A longtime Republican foe of this year's planned closing of military bases (search) is trying to derail the process by blocking Senate confirmation of the head of the commission that helps pick which facilities will be shuttered, congressional aides and lobbyists said Thursday.

Most GOP leaders support closing bases and this latest round likely will go forward. But Sen. Trent Lott (search), R-Miss., a staunch defender of military facilities in his state, has pledged to do whatever it takes to block the closures.

Two weeks ago, the Senate Armed Services Committee approved President Bush's nomination of Anthony Principi (search), Bush's former secretary of veterans affairs, to be chairman of the commission overseeing the process.

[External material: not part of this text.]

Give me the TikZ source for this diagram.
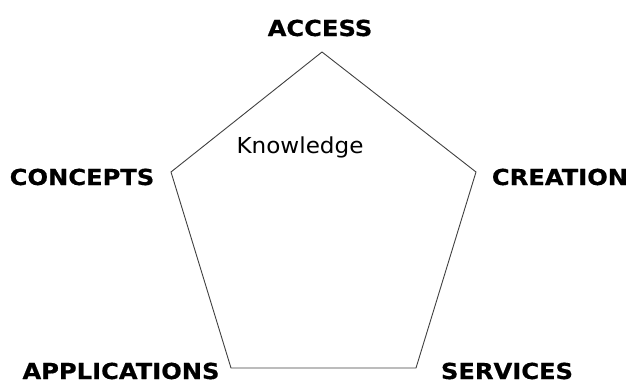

The full Senate was expected to vote on the nomination last month before lawmakers left for a holiday break.

By May 16, Defense Secretary Donald H. Rumsfeld is supposed to give the commission his list of which military facilities to close in an effort to save money in the Pentagon's annual budget of almost $500 billion.

But Lott has placed a "hold" on the nomination, said aides and lobbyists speaking on condition of anonymity. The procedural move makes it hard for the Senate to vote on it.

They say Lott is expected to try to delay the confirmation of the other eight nominees once the Senate Armed Services Committee approves them.

Calls this week to Lott's office were not returned.

In February, he told The Associated Press, "I will try to stop it at any point and in any way I possibly can." He says the United States should not be closing domestic bases while its troops are waging war abroad.

Principi said he suspects the reason for the delay was not personal, and noted that some lawmakers simply are concerned about the process going forward.

"I happen to know Senator Lott. We happen to get along," Principi said Thursday.

Without confirmation, Principi cannot put together a staff and build an organization meant to give Rumsfeld's list a thorough, independent review.

"It's been a little bit of a delay," Principi said. "We'll just have to move out a little more aggressively."

The Senate committee is expected to take up the nominations of the other eight committee members in the next few weeks.

Lott has lobbied hard during previous rounds to keep open the Meridian Naval Air Station, the Columbus Air Force Base, and Naval Station Pascagoula. All are major employers in his state and all again could be targeted by the Pentagon.

Last year, Lott and Byron Dorgan, D-N.D., proposed delaying the round of domestic base closings until the Pentagon determines what it wants to do with its overseas facilities. The Pentagon and the White House opposed the measure and the Senate defeated it 49-47.